Chagas disease is caused by the parasite Trypanosoma cruzi, which is spread by insects that feed on blood, mostly in Latin America. Initial infection brings several weeks of mild symptoms, and most patients never experience symptoms again. However, one third of people with Chagas disease eventually develop chronic Chagas cardiomyopathy, in which T. cruzi damages heart tissue and may eventually cause arrhythmias and heart failure.
Currently, there is no effective treatment to reverse heart damage in chronic Chagas cardiomyopathy. Based on previous evidence that T. cruzi harms the heart through oxidative stress, the group lead by Claudia N. Paiva from Universidade Federal do Rio de Janeiro, tested whether the antioxidant supplement resveratrol could combat this condition.
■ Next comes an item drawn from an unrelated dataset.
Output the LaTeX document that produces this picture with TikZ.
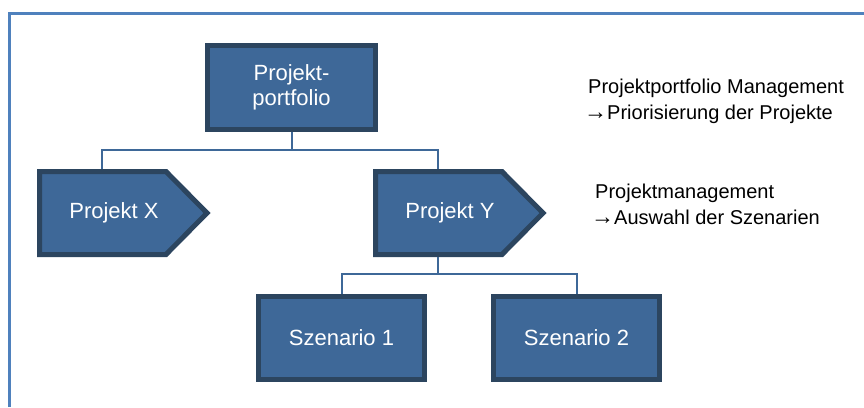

In the study, mice were infected with T. cruzi, and they quickly transitioned from initial symptoms to a chronic stage of heart damage. The researchers then treated the mice with resveratrol and monitored their hearts with electro- and echocardiography.
Resveratrol reversed mouse heart dysfunction in several measurable ways, including improvement of heart pumping efficiency and the heart electrical cycle. It also reduced oxidative damage and decreased amounts of T. cruzi in the heart. These effects occurred even in mice treated late after infection (120-160 days after infection).
The scientists also found that the substances metformin and tempol had similar restorative effects, but did not reduce amounts of T. cruzi in the heart. These results allowed the researchers to pinpoint the particular cellular pathways at play during resveratrol treatment and also suggest that food supplements or medicaments for other diseases could be repurposed for the specific treatment of Chagas heart disease, a disease to which only drugs transposed from other heart diseases are available.
The results of this research indicate that tuning the heart to a healthy state might be the best strategy to teach the body how to live together with a parasite the immune system fails to eliminate, minimizing the harm.
Clinical studies are needed to determine whether resveratrol and similar substances may have beneficial effects in people with Chagas disease. Because resveratrol has already been evaluated for safety in other contexts, the authors hope that such clinical studies could begin in the near future.